Work to complete ::
Print the records below word for word, but leave out the pictures.

Supplied entries ::

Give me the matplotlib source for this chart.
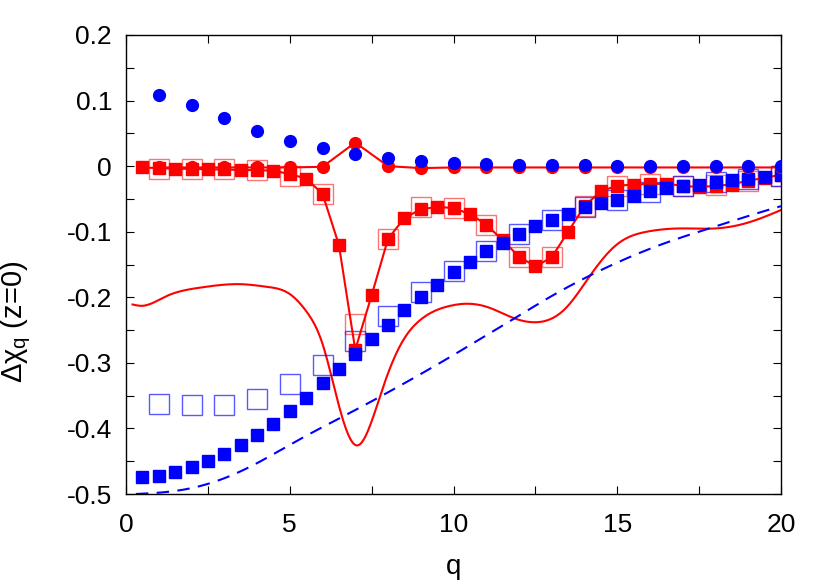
import numpy as np
import matplotlib
matplotlib.use("Agg")
import matplotlib.pyplot as plt
from matplotlib.ticker import MultipleLocator

plt.rcParams['font.family'] = ['Liberation Sans', 'DejaVu Sans']
plt.rcParams['mathtext.fontset'] = 'custom'
plt.rcParams['mathtext.rm'] = 'Liberation Sans'
plt.rcParams['mathtext.it'] = 'Liberation Sans'

# ---------------- data ----------------
q_int = list(range(1, 21))
q_half = [0.5 * i for i in range(1, 41)]

blue_circles = [0.108, 0.093, 0.073, 0.054, 0.039, 0.028, 0.019, 0.013, 0.008, 0.005,
                0.003, 0.002, 0.001, 0.001, 0.000, 0.000, 0.000, 0.000, 0.000, 0.000]

red_circles = [-0.002, -0.002, -0.002, -0.002, -0.002, -0.001, 0.036, 0.000, -0.003, -0.002,
               -0.002, -0.002, -0.002, -0.002, -0.002, -0.002, -0.002, -0.002, -0.002, -0.002]

red_sq_filled = [-0.002, -0.003, -0.004, -0.004, -0.005, -0.005, -0.006, -0.006, -0.007, -0.012,
                 -0.019, -0.042, -0.120, -0.280, -0.197, -0.111, -0.079, -0.066, -0.062, -0.064,
                 -0.073, -0.089, -0.113, -0.138, -0.153, -0.139, -0.100, -0.061, -0.038, -0.030,
                 -0.028, -0.027, -0.027, -0.030, -0.032, -0.030, -0.028, -0.022, -0.018, -0.013]

red_sq_open = [-0.005, -0.005, -0.005, -0.006, -0.015, -0.043, -0.240, -0.111, -0.063, -0.064,
               -0.089, -0.139, -0.139, -0.061, -0.030, -0.027, -0.030, -0.028, -0.022, -0.015]

blue_sq_filled = [-0.474, -0.472, -0.467, -0.459, -0.450, -0.439, -0.425, -0.410, -0.393, -0.374,
                  -0.353, -0.331, -0.309, -0.286, -0.263, -0.242, -0.220, -0.200, -0.181, -0.162,
                  -0.146, -0.130, -0.117, -0.104, -0.092, -0.082, -0.073, -0.063, -0.056, -0.051,
                  -0.045, -0.038, -0.034, -0.030, -0.028, -0.024, -0.021, -0.019, -0.017, -0.013]

blue_sq_open = [-0.363, -0.365, -0.364, -0.355, -0.333, -0.303, -0.266, -0.228, -0.192, -0.160,
                -0.130, -0.104, -0.082, -0.063, -0.051, -0.039, -0.030, -0.024, -0.019, -0.015]

red_curve_q = [0.2, 0.5, 1.2, 2.3, 3.5, 4.3, 5.0, 5.5, 6.0, 6.5, 7.05, 7.35, 7.85, 8.4, 9.0,
               9.9, 10.3, 11.1, 11.8, 12.55, 13.4, 14.2, 15.0, 15.9, 16.9, 18.0, 19.0, 20.0]
red_curve_v = [-0.211, -0.213, -0.199, -0.185, -0.180, -0.184, -0.195, -0.221, -0.271, -0.365,
               -0.426, -0.408, -0.337, -0.271, -0.234, -0.213, -0.210, -0.216, -0.231, -0.238,
               -0.218, -0.165, -0.119, -0.100, -0.095, -0.095, -0.086, -0.067]

blue_curve_q = [0.3, 1, 2, 3, 4, 5, 6, 7, 8, 9, 10, 11, 12, 13, 14, 15, 16, 17, 18, 19, 20]
blue_curve_v = [-0.500, -0.498, -0.491, -0.476, -0.453, -0.425, -0.398, -0.372, -0.345, -0.317,
                -0.288, -0.258, -0.228, -0.198, -0.171, -0.147, -0.126, -0.108, -0.092, -0.076,
                -0.061]

# ---------------- figure ----------------
fig = plt.figure(figsize=(8.30, 5.81), dpi=100)
ax = fig.add_axes([126/830, 1 - 494/581, (781-126)/830, (494-35)/581])

RED = '#ff0000'
BLUE = '#0000ff'

def smooth(xs, ys, n=400):
    xs = np.asarray(xs, float); ys = np.asarray(ys, float)
    xx = np.linspace(xs[0], xs[-1], n)
    h = np.diff(xs)
    m = len(xs)
    A = np.zeros((m, m)); b = np.zeros(m)
    A[0, 0] = A[-1, -1] = 1
    for i in range(1, m - 1):
        A[i, i-1] = h[i-1]; A[i, i] = 2*(h[i-1]+h[i]); A[i, i+1] = h[i]
        b[i] = 3*((ys[i+1]-ys[i])/h[i] - (ys[i]-ys[i-1])/h[i-1])
    c = np.linalg.solve(A, b)
    bb = np.zeros(m-1); d = np.zeros(m-1)
    for i in range(m-1):
        bb[i] = (ys[i+1]-ys[i])/h[i] - h[i]*(2*c[i]+c[i+1])/3
        d[i] = (c[i+1]-c[i])/(3*h[i])
    idx = np.clip(np.searchsorted(xs, xx) - 1, 0, m-2)
    dx = xx - xs[idx]
    yy = ys[idx] + bb[idx]*dx + c[idx]*dx**2 + d[idx]*dx**3
    return xx, yy

xr, yr = smooth(red_curve_q, red_curve_v)
ax.plot(xr, yr, color=RED, lw=1.5, zorder=2)
xb, yb = smooth(blue_curve_q, blue_curve_v)
ax.plot(xb, yb, color=BLUE, lw=1.5, ls=(0, (6, 4)), zorder=2)

# open squares
ax.plot(q_int, red_sq_open, ls='none', marker='s', ms=15, mfc='none',
        mec=RED, mew=1.0, alpha=0.55, zorder=3)
ax.plot(q_int, blue_sq_open, ls='none', marker='s', ms=15, mfc='none',
        mec=BLUE, mew=1.0, alpha=0.65, zorder=3)

# red filled squares with line
ax.plot(q_half, red_sq_filled, color=RED, lw=1.5, marker='s', ms=8,
        mfc=RED, mec=RED, zorder=4)
# blue filled squares
ax.plot(q_half, blue_sq_filled, ls='none', marker='s', ms=8,
        mfc=BLUE, mec=BLUE, zorder=5)

# circles
ax.plot(q_int, red_circles, color=RED, lw=1.5, marker='o', ms=8.5,
        mfc=RED, mec=RED, zorder=6)
ax.plot(q_int, blue_circles, ls='none', marker='o', ms=8.5,
        mfc=BLUE, mec=BLUE, zorder=7)

ax.set_xlim(0, 20)
ax.set_ylim(-0.5, 0.2)
ax.xaxis.set_minor_locator(MultipleLocator(2.5))
ax.yaxis.set_minor_locator(MultipleLocator(0.05))
ax.tick_params(which='both', direction='in', top=True, right=True,
               length=6, width=0.8, labelsize=19)
ax.tick_params(axis='x', pad=14)
ax.tick_params(axis='y', pad=10)
ax.set_xticks([0, 5, 10, 15, 20])
ax.set_xticklabels(['0', '5', '10', '15', '20'])
yt = [-0.5, -0.4, -0.3, -0.2, -0.1, 0, 0.1, 0.2]
ax.set_yticks(yt)
ax.set_yticklabels(['-0.5', '-0.4', '-0.3', '-0.2', '-0.1', '0', '0.1', '0.2'])
for s in ax.spines.values():
    s.set_linewidth(1.0)

ax.set_xlabel('q', fontsize=20, labelpad=12)
ax.set_ylabel(r'$\Delta\chi_{\rm q}$ (z=0)', fontsize=21)
ax.yaxis.set_label_coords(-0.142, 0.375)

fig.savefig('out.png', dpi=100)
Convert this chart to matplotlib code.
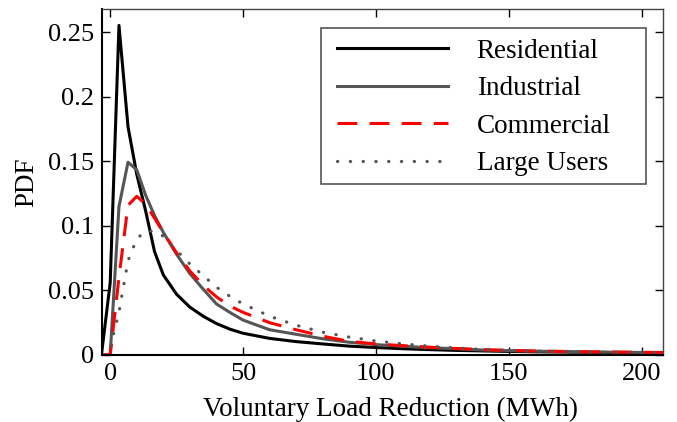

Solution to this task ::
Give me the matplotlib source for this chart.
import numpy as np
import matplotlib
matplotlib.use("Agg")
import matplotlib.pyplot as plt
from matplotlib.ticker import MultipleLocator

plt.rcParams['font.family'] = ['Liberation Sans', 'DejaVu Sans']
plt.rcParams['mathtext.fontset'] = 'custom'
plt.rcParams['mathtext.rm'] = 'Liberation Sans'
plt.rcParams['mathtext.it'] = 'Liberation Sans'

# ---------------- data ----------------
q_int = list(range(1, 21))
q_half = [0.5 * i for i in range(1, 41)]

blue_circles = [0.108, 0.093, 0.073, 0.054, 0.039, 0.028, 0.019, 0.013, 0.008, 0.005,
                0.003, 0.002, 0.001, 0.001, 0.000, 0.000, 0.000, 0.000, 0.000, 0.000]

red_circles = [-0.002, -0.002, -0.002, -0.002, -0.002, -0.001, 0.036, 0.000, -0.003, -0.002,
               -0.002, -0.002, -0.002, -0.002, -0.002, -0.002, -0.002, -0.002, -0.002, -0.002]

red_sq_filled = [-0.002, -0.003, -0.004, -0.004, -0.005, -0.005, -0.006, -0.006, -0.007, -0.012,
                 -0.019, -0.042, -0.120, -0.280, -0.197, -0.111, -0.079, -0.066, -0.062, -0.064,
                 -0.073, -0.089, -0.113, -0.138, -0.153, -0.139, -0.100, -0.061, -0.038, -0.030,
                 -0.028, -0.027, -0.027, -0.030, -0.032, -0.030, -0.028, -0.022, -0.018, -0.013]

red_sq_open = [-0.005, -0.005, -0.005, -0.006, -0.015, -0.043, -0.240, -0.111, -0.063, -0.064,
               -0.089, -0.139, -0.139, -0.061, -0.030, -0.027, -0.030, -0.028, -0.022, -0.015]

blue_sq_filled = [-0.474, -0.472, -0.467, -0.459, -0.450, -0.439, -0.425, -0.410, -0.393, -0.374,
                  -0.353, -0.331, -0.309, -0.286, -0.263, -0.242, -0.220, -0.200, -0.181, -0.162,
                  -0.146, -0.130, -0.117, -0.104, -0.092, -0.082, -0.073, -0.063, -0.056, -0.051,
                  -0.045, -0.038, -0.034, -0.030, -0.028, -0.024, -0.021, -0.019, -0.017, -0.013]

blue_sq_open = [-0.363, -0.365, -0.364, -0.355, -0.333, -0.303, -0.266, -0.228, -0.192, -0.160,
                -0.130, -0.104, -0.082, -0.063, -0.051, -0.039, -0.030, -0.024, -0.019, -0.015]

red_curve_q = [0.2, 0.5, 1.2, 2.3, 3.5, 4.3, 5.0, 5.5, 6.0, 6.5, 7.05, 7.35, 7.85, 8.4, 9.0,
               9.9, 10.3, 11.1, 11.8, 12.55, 13.4, 14.2, 15.0, 15.9, 16.9, 18.0, 19.0, 20.0]
red_curve_v = [-0.211, -0.213, -0.199, -0.185, -0.180, -0.184, -0.195, -0.221, -0.271, -0.365,
               -0.426, -0.408, -0.337, -0.271, -0.234, -0.213, -0.210, -0.216, -0.231, -0.238,
               -0.218, -0.165, -0.119, -0.100, -0.095, -0.095, -0.086, -0.067]

blue_curve_q = [0.3, 1, 2, 3, 4, 5, 6, 7, 8, 9, 10, 11, 12, 13, 14, 15, 16, 17, 18, 19, 20]
blue_curve_v = [-0.500, -0.498, -0.491, -0.476, -0.453, -0.425, -0.398, -0.372, -0.345, -0.317,
                -0.288, -0.258, -0.228, -0.198, -0.171, -0.147, -0.126, -0.108, -0.092, -0.076,
                -0.061]

# ---------------- figure ----------------
fig = plt.figure(figsize=(8.30, 5.81), dpi=100)
ax = fig.add_axes([126/830, 1 - 494/581, (781-126)/830, (494-35)/581])

RED = '#ff0000'
BLUE = '#0000ff'

def smooth(xs, ys, n=400):
    xs = np.asarray(xs, float); ys = np.asarray(ys, float)
    xx = np.linspace(xs[0], xs[-1], n)
    h = np.diff(xs)
    m = len(xs)
    A = np.zeros((m, m)); b = np.zeros(m)
    A[0, 0] = A[-1, -1] = 1
    for i in range(1, m - 1):
        A[i, i-1] = h[i-1]; A[i, i] = 2*(h[i-1]+h[i]); A[i, i+1] = h[i]
        b[i] = 3*((ys[i+1]-ys[i])/h[i] - (ys[i]-ys[i-1])/h[i-1])
    c = np.linalg.solve(A, b)
    bb = np.zeros(m-1); d = np.zeros(m-1)
    for i in range(m-1):
        bb[i] = (ys[i+1]-ys[i])/h[i] - h[i]*(2*c[i]+c[i+1])/3
        d[i] = (c[i+1]-c[i])/(3*h[i])
    idx = np.clip(np.searchsorted(xs, xx) - 1, 0, m-2)
    dx = xx - xs[idx]
    yy = ys[idx] + bb[idx]*dx + c[idx]*dx**2 + d[idx]*dx**3
    return xx, yy

xr, yr = smooth(red_curve_q, red_curve_v)
ax.plot(xr, yr, color=RED, lw=1.5, zorder=2)
xb, yb = smooth(blue_curve_q, blue_curve_v)
ax.plot(xb, yb, color=BLUE, lw=1.5, ls=(0, (6, 4)), zorder=2)

# open squares
ax.plot(q_int, red_sq_open, ls='none', marker='s', ms=15, mfc='none',
        mec=RED, mew=1.0, alpha=0.55, zorder=3)
ax.plot(q_int, blue_sq_open, ls='none', marker='s', ms=15, mfc='none',
        mec=BLUE, mew=1.0, alpha=0.65, zorder=3)

# red filled squares with line
ax.plot(q_half, red_sq_filled, color=RED, lw=1.5, marker='s', ms=8,
        mfc=RED, mec=RED, zorder=4)
# blue filled squares
ax.plot(q_half, blue_sq_filled, ls='none', marker='s', ms=8,
        mfc=BLUE, mec=BLUE, zorder=5)

# circles
ax.plot(q_int, red_circles, color=RED, lw=1.5, marker='o', ms=8.5,
        mfc=RED, mec=RED, zorder=6)
ax.plot(q_int, blue_circles, ls='none', marker='o', ms=8.5,
        mfc=BLUE, mec=BLUE, zorder=7)

ax.set_xlim(0, 20)
ax.set_ylim(-0.5, 0.2)
ax.xaxis.set_minor_locator(MultipleLocator(2.5))
ax.yaxis.set_minor_locator(MultipleLocator(0.05))
ax.tick_params(which='both', direction='in', top=True, right=True,
               length=6, width=0.8, labelsize=19)
ax.tick_params(axis='x', pad=14)
ax.tick_params(axis='y', pad=10)
ax.set_xticks([0, 5, 10, 15, 20])
ax.set_xticklabels(['0', '5', '10', '15', '20'])
yt = [-0.5, -0.4, -0.3, -0.2, -0.1, 0, 0.1, 0.2]
ax.set_yticks(yt)
ax.set_yticklabels(['-0.5', '-0.4', '-0.3', '-0.2', '-0.1', '0', '0.1', '0.2'])
for s in ax.spines.values():
    s.set_linewidth(1.0)

ax.set_xlabel('q', fontsize=20, labelpad=12)
ax.set_ylabel(r'$\Delta\chi_{\rm q}$ (z=0)', fontsize=21)
ax.yaxis.set_label_coords(-0.142, 0.375)

fig.savefig('out.png', dpi=100)
Convert this chart to matplotlib code.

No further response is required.